Turkish Word Counter

Word count for Turkish agglutinative text with punctuation handling

Splits Turkish text on whitespace and punctuation, counting each agglutinative token as one word however many suffixes it carries, with live sentence and character counts.

Does word count depend on word length in Turkish?

No. Turkish is agglutinative, so a single word can carry many suffixes and become very long, like evlerimizden meaning from our houses. It still counts as exactly one word regardless of how long it is.
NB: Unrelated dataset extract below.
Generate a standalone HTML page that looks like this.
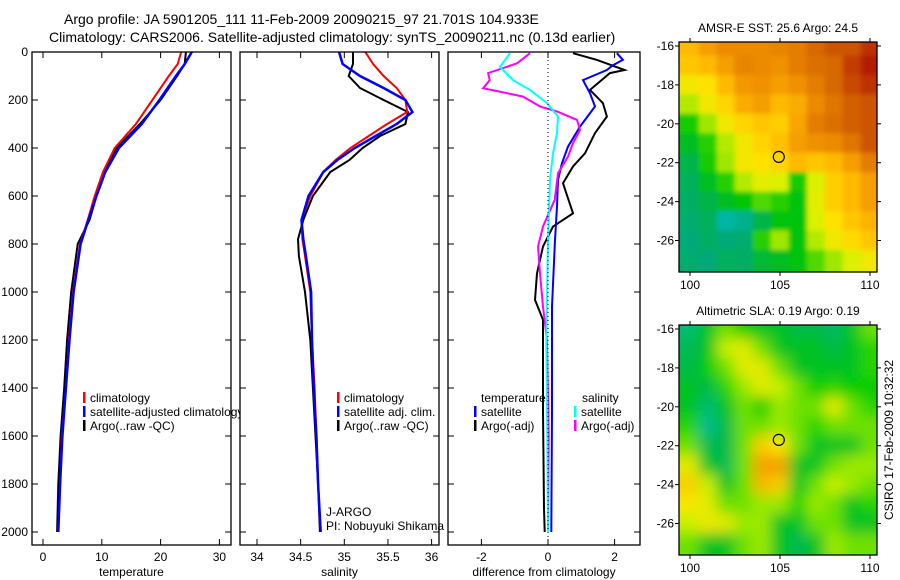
<!DOCTYPE html>
<html><head><meta charset="utf-8"><style>
body{margin:0;background:#fff;}
svg{display:block;font-family:"Liberation Sans",Arial,sans-serif;}
text{fill:#000;}
</style></head><body>
<svg id="fig" width="900" height="580" viewBox="0 0 900 580">
<rect width="900" height="580" fill="#fff"/>
<text x="64" y="24" font-size="14">Argo profile: JA 5901205_111 11-Feb-2009 20090215_97 21.701S 104.933E</text>
<text x="49" y="42" font-size="14">Climatology: CARS2006. Satellite-adjusted climatology: synTS_20090211.nc (0.13d earlier)</text>
<g id="panels"></g>
<g id="maps"></g>
<text transform="translate(893,440) rotate(-90)" text-anchor="middle" font-size="12">CSIRO 17-Feb-2009 10:32:32</text>
</svg>
<script>
// ---- profile data ----
const depthT=[0,50,100,200,300,400,500,600,700,800,1000,1200,1400,1600,1800,2000];
const tempClim=[23.5,22.9,21.4,18.6,15.8,12.2,10.2,8.8,7.6,6.3,5.1,4.4,3.9,3.2,2.9,2.6];
const tempSat=[25.3,24.1,22.6,19.8,16.8,12.9,10.6,9.1,7.7,6.4,5.2,4.5,3.9,3.3,2.9,2.6];
const tempArgo=[24.3,24.1,22.8,20.0,16.5,12.5,10.4,9.1,7.9,5.9,4.8,4.1,3.6,3.0,2.6,2.4];
const depthS=[0,50,100,150,200,250,300,350,400,450,500,600,700,780,850,1000,1200,1400,1600,1800,2000];
const salClim=[35.24,35.33,35.45,35.60,35.70,35.72,35.49,35.28,35.07,34.90,34.76,34.61,34.51,34.52,34.55,34.61,34.63,34.66,34.68,34.70,34.73];
const salSat=[34.94,34.98,35.18,35.45,35.70,35.78,35.60,35.36,35.12,34.92,34.76,34.59,34.51,34.53,34.56,34.62,34.63,34.65,34.68,34.70,34.73];
const salArgo=[35.10,35.10,35.05,35.18,35.45,35.73,35.70,35.41,35.21,35.06,34.84,34.64,34.53,34.47,34.48,34.55,34.61,34.64,34.67,34.70,34.72];
const dDepthBlack=[5,33,75,88,158,213,269,338,422,477,547,672,727,811,922,1033,1116,1200,1500,1900,2000];
const dBlack=[0.75,1.47,2.3,1.86,1.26,1.65,1.77,1.41,1.11,0.75,0.45,0.75,0.15,-0.15,-0.33,-0.39,-0.15,-0.15,-0.15,-0.12,-0.1];
const dDepthBlue=[5,33,55,75,117,172,227,311,394,463,533,644,783,1061,1500,2000];
const dBlue=[2.07,2.25,1.95,1.77,1.05,1.26,1.41,0.96,0.6,0.42,0.3,0.27,0.21,0.12,0.12,0.1];
const dDepthCyan=[5,62,117,158,213,269,338,422,533,783,1200,1600,2000];
const dCyan=[-1.14,-1.44,-1.05,-0.54,-0.03,0.3,0.27,0.15,0.06,0.0,-0.05,-0.02,0.0];
const dDepthMag=[5,47,88,117,151,165,186,227,248,283,325,380,436,505,616,727,811,922,1061,1200,1600,2000];
const dMag=[-0.54,-0.93,-1.8,-1.75,-1.95,-1.45,-0.75,-0.24,0.27,0.87,0.96,0.75,0.6,0.3,0.2,-0.15,-0.3,-0.24,-0.15,-0.03,0.02,0.0];
const depthTicks=[0,200,400,600,800,1000,1200,1400,1600,1800,2000];
const tempTicks=[0,10,20,30];
const salTicks=[34,34.5,35,35.5,36];
const diffTicks=[-2,0,2];
// ---- map data (rows lat -16..-27, cols lon 100..110) ----
const mapLons=[100,101,102,103,104,105,106,107,108,109,110];
const mapLats=[-16,-17,-18,-19,-20,-21,-22,-23,-24,-25,-26,-27];
const sstGrid=[
[25.6,26,26.3,26.3,26.3,26.4,26.5,26.8,27,27,27.3],
[25.4,25.6,26,26.4,26.3,26.2,26.5,26.7,26.8,27.2,27.5],
[24.8,25.0,25.6,26.1,26.2,26.0,26.2,26.5,26.8,27.1,27.3],
[24.3,24.8,25.2,25.8,26,25.6,25.8,26.3,26.6,26.9,27],
[23.5,24.2,24.8,25.2,25.4,25.3,25.9,26.5,26.7,26.9,27],
[23.2,23.6,24.3,24.8,25.2,25.5,26.0,26.2,26.3,26.6,27],
[23.0,23.5,24.2,24.8,25,25.2,25.6,25.4,25.6,26,26.5],
[22.8,23.2,23.6,24.3,24.6,24.5,23.5,24.5,25.3,25.6,26],
[22.7,23,23.2,23.4,23.8,23.6,23.3,24.6,25.3,25.6,26],
[22.6,22.8,22.3,22.4,23,23.3,23.3,24.5,25,25.4,25.7],
[22.5,22.7,22.5,22.6,23.6,24.2,23.3,24.3,24.8,25.1,25.4],
[22.6,22.5,22.8,22.7,23.1,23.2,23.3,23.8,24.2,24.5,24.8]];
const slaGrid=[
[.02,.06,.1,.07,.06,.06,.05,.05,.03,.06,.1],
[.04,.06,.14,.16,.1,.06,.06,.06,.05,.06,.08],
[.05,.07,.1,.16,.16,.1,.06,.06,.06,.06,.08],
[.06,.05,.08,.12,.16,.14,.1,.07,.08,.07,.07],
[.06,.02,.06,.1,.07,.12,.1,.1,.16,.1,.08],
[.08,.0,.05,.1,.1,.12,.1,.08,.1,.1,.1],
[.1,.04,.05,.1,.2,.18,.1,.06,.06,.06,.1],
[.16,.06,.04,.1,.24,.24,.06,.06,.1,.12,.12],
[.2,.14,.06,.1,.22,.2,.06,.1,.14,.12,.1],
[.18,.16,.1,.1,.12,.12,.08,.12,.1,.06,.08],
[.14,.17,.16,.12,.12,.06,.06,.1,.1,.06,.06],
[.1,.06,.06,.1,.12,.06,.04,.06,.12,.1,.1]];
const argoLon=104.933, argoLat=-21.701;
const lonTicks=[100,105,110];
const latTicks=[-16,-18,-20,-22,-24,-26];

const NS='http://www.w3.org/2000/svg';
function mk(tag,attrs,parent){const e=document.createElementNS(NS,tag);for(const k in attrs)e.setAttribute(k,attrs[k]);parent.appendChild(e);return e;}
const panelsG=document.getElementById('panels');
const Y0=52,Y1=545;
const yD=d=>52+d*0.24;

function panel(name,x0,x1,xs,ticks,fmt,label,series){
  const g=mk('g',{},panelsG);
  
  
  mk('rect',{x:x0,y:Y0,width:x1-x0,height:Y1-Y0,fill:'#fff'},g);
  const cid='clip-'+name;
  const cp=mk('clipPath',{id:cid},g);mk('rect',{x:x0,y:Y0,width:x1-x0,height:Y1-Y0},cp);
  const lg=mk('g',{'clip-path':'url(#'+cid+')'},g);
  series.forEach(s=>{
    const pts=s.v.map((v,i)=>xs(v).toFixed(1)+','+yD(s.d[i]).toFixed(1)).join(' ');
    const pl=mk('polyline',{points:pts,fill:'none',stroke:s.c,'stroke-width':s.w||2,'stroke-linejoin':'miter'},lg);
    
    
  });
  mk('rect',{x:x0,y:Y0,width:x1-x0,height:Y1-Y0,fill:'none',stroke:'#000','stroke-width':1.3},g);
  ticks.forEach(t=>{const x=xs(t);
    mk('line',{x1:x,x2:x,y1:Y1,y2:Y1-6,stroke:'#000'},g);
    mk('line',{x1:x,x2:x,y1:Y0,y2:Y0+6,stroke:'#000'},g);
    const tx=mk('text',{x:x,y:561,'font-size':12,'text-anchor':'middle'},g);tx.textContent=fmt(t);
    
    
  });
  depthTicks.forEach(d=>{const y=yD(d);
    mk('line',{x1:x0,x2:x0+6,y1:y,y2:y,stroke:'#000'},g);
    mk('line',{x1:x1,x2:x1-6,y1:y,y2:y,stroke:'#000'},g);});
  const lb=mk('text',{x:(x0+x1)/2,y:576,'font-size':12,'text-anchor':'middle'},g);lb.textContent=label;
  
  
  return g;
}
function legend(g,x,y,items){
  items.forEach((it,i)=>{
    if(it.c) mk('rect',{x:x,y:y+i*14-10,width:2.5,height:11,fill:it.c},g);
    const t=mk('text',{x:x+(it.c?7:0),y:y+i*14,'font-size':12},g);t.textContent=it.t;
    
    
  });
}
const xT=v=>43+v*5.88;
const p1=panel('temperature-panel',32,231,xT,tempTicks,t=>String(t),'temperature',[
 {v:tempArgo,d:depthT,c:'#000',n:'argo-temperature-line'},
 {v:tempClim,d:depthT,c:'#f00',n:'climatology-temperature-line'},
 {v:tempSat,d:depthT,c:'#00f',n:'satellite-temperature-line',w:2.5}]);
depthTicks.forEach(d=>{const t=mk('text',{x:28,y:yD(d)+4,'font-size':12,'text-anchor':'end'},p1);t.textContent=d;
 
 });
legend(p1,83,402,[{c:'#f00',t:'climatology'},{c:'#00f',t:'satellite-adjusted climatology'},{c:'#000',t:'Argo(..raw -QC)'}]);
const xS=v=>257+(v-34)*87.3;
const p2=panel('salinity-panel',240,439,xS,salTicks,t=>String(t),'salinity',[
 {v:salArgo,d:depthS,c:'#000',n:'argo-salinity-line'},
 {v:salClim,d:depthS,c:'#f00',n:'climatology-salinity-line'},
 {v:salSat,d:depthS,c:'#00f',n:'satellite-salinity-line',w:2.5}]);
legend(p2,337,402,[{c:'#f00',t:'climatology'},{c:'#00f',t:'satellite adj. clim.'},{c:'#000',t:'Argo(..raw -QC)'}]);
legend(p2,326,516,[{c:null,t:'J-ARGO'},{c:null,t:'PI: Nobuyuki Shikama'}]);
const xDf=v=>548+v*33.3;
const p3=panel('difference-panel',448,640,xDf,diffTicks,t=>String(t),'difference from climatology',[
 {v:dBlack,d:dDepthBlack,c:'#000',n:'argo-temp-diff-line'},
 {v:dBlue,d:dDepthBlue,c:'#00f',n:'satellite-temp-diff-line'},
 {v:dMag,d:dDepthMag,c:'#f0f',n:'argo-sal-diff-line'},
 {v:dCyan,d:dDepthCyan,c:'#0ff',n:'satellite-sal-diff-line'}]);
mk('line',{x1:xDf(0),x2:xDf(0),y1:Y0,y2:Y1,stroke:'#000','stroke-dasharray':'1,3'},p3);
legend(p3,481,402,[{c:null,t:'temperature'}]);
legend(p3,474,416,[{c:'#00f',t:'satellite'},{c:'#000',t:'Argo(-adj)'}]);
legend(p3,582,402,[{c:null,t:'salinity'}]);
legend(p3,574,416,[{c:'#0ff',t:'satellite'},{c:'#f0f',t:'Argo(-adj)'}]);

function cmap(stops,v){
  if(v<=stops[0][0])return stops[0][1];
  for(let i=1;i<stops.length;i++){if(v<=stops[i][0]){const a=stops[i-1],b=stops[i];const f=(v-a[0])/(b[0]-a[0]);
    const c=a[1].map((x,k)=>Math.round(x+(b[1][k]-x)*f));return c;}}
  return stops[stops.length-1][1];
}
const sstStops=[[22.0,[0,200,230]],[22.5,[0,170,120]],[23.0,[0,180,70]],[23.4,[0,200,0]],[24.0,[120,225,0]],[24.5,[220,240,0]],[25.0,[255,225,0]],[25.6,[255,185,0]],[26.2,[240,145,0]],[26.8,[215,105,0]],[27.5,[180,30,0]]];
const slaStops=[[0.0,[0,190,140]],[0.05,[0,185,70]],[0.07,[0,205,0]],[0.1,[110,225,0]],[0.14,[200,240,0]],[0.18,[250,230,0]],[0.24,[245,160,0]]];
const mapsG=document.getElementById('maps');
function drawMap(name,title,top,grid,stops,blur){
  const x0=679,x1=877,y0=top,y1=top+230;
  const xL=l=>690+(l-100)*18;
  const yL=l=>(top+4)+(-16-l)*19.45;
  const g=mk('g',{},mapsG);
  
  
  const t=mk('text',{x:778,y:top-10,'font-size':12,'text-anchor':'middle'},g);t.textContent=title;
  
  
  const cid='clip-'+name;
  const cp=mk('clipPath',{id:cid},g);mk('rect',{x:x0,y:y0,width:x1-x0,height:y1-y0},cp);
  const cg=mk('g',{'clip-path':'url(#'+cid+')'},g);
  let inner=cg;
  if(blur){const f=mk('filter',{id:'blur-'+name,x:'-10%',y:'-10%',width:'120%',height:'120%'},g);mk('feGaussianBlur',{stdDeviation:blur},f);
    inner=mk('g',{filter:'url(#blur-'+name+')'},cg);}
  grid.forEach((row,r)=>row.forEach((v,c)=>{
    const c3=cmap(stops,v);
    const cx=xL(mapLons[c]),cy=yL(mapLats[r]);
    const w=(c===0||c===row.length-1)?40:18.6, h=(r===0||r===grid.length-1)?40:20;
    const rx=c===0?cx-30:cx-9.3, ry=r===0?cy-30:cy-10;
    const cell=mk('rect',{x:rx,y:ry,width:w,height:h,fill:'rgb('+c3.join(',')+')'},inner);
    
    
  }));
  const m=mk('circle',{cx:xL(argoLon),cy:yL(argoLat),r:5.5,fill:'none',stroke:'#000','stroke-width':1.2},g);
  
  
  mk('rect',{x:x0,y:y0,width:x1-x0,height:y1-y0,fill:'none',stroke:'#000','stroke-width':1.3},g);
  lonTicks.forEach(l=>{const x=xL(l);
    mk('line',{x1:x,x2:x,y1:y0,y2:y0-4,stroke:'#000'},g);mk('line',{x1:x,x2:x,y1:y1,y2:y1+4,stroke:'#000'},g);
    const tt=mk('text',{x:x,y:y1+17,'font-size':12,'text-anchor':'middle'},g);tt.textContent=l;
    
    });
  latTicks.forEach(l=>{const y=yL(l);
    mk('line',{x1:x0,x2:x0-4,y1:y,y2:y,stroke:'#000'},g);mk('line',{x1:x1,x2:x1+4,y1:y,y2:y,stroke:'#000'},g);
    const tt=mk('text',{x:674,y:y+4,'font-size':12,'text-anchor':'end'},g);tt.textContent=l;
    
    });
}
drawMap('sst-map','AMSR-E SST: 25.6 Argo: 24.5',42,sstGrid,sstStops,2.5);
drawMap('sla-map','Altimetric SLA: 0.19 Argo: 0.19',325,slaGrid,slaStops,7);
</script>
</body></html>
This counter is tuned for Turkish, an agglutinative language where suffixes stack onto a root to express meaning that other languages spread across several words. Because a long token like evlerimizden is still one word, the tool counts by token rather than guessing word boundaries from length.

How it works

The counter matches runs of letters and digits, allowing an internal apostrophe or hyphen between word characters. This keeps suffixed proper nouns like Türkiye'de together as one word. Turkish letters such as ç, ğ, ı, İ, ö, ş, and ü are treated as word characters. Sentences are detected from terminal punctuation, and unique words use a Turkish-aware lowercasing that maps dotted İ to i and dotless I to ı.

Tips and example

Take “Evlerimizden çıktık.” It contains two words: the long agglutinative form evlerimizden and the verb çıktık. The longest-word statistic highlights how much grammatical information a single Turkish word can carry, which is useful when estimating reading time or comparing Turkish text length against translations. Note that Turkish sometimes uses a semicolon mid-sentence; the counter does not treat it as a sentence boundary, only periods, question marks, exclamation marks, and ellipses end a sentence.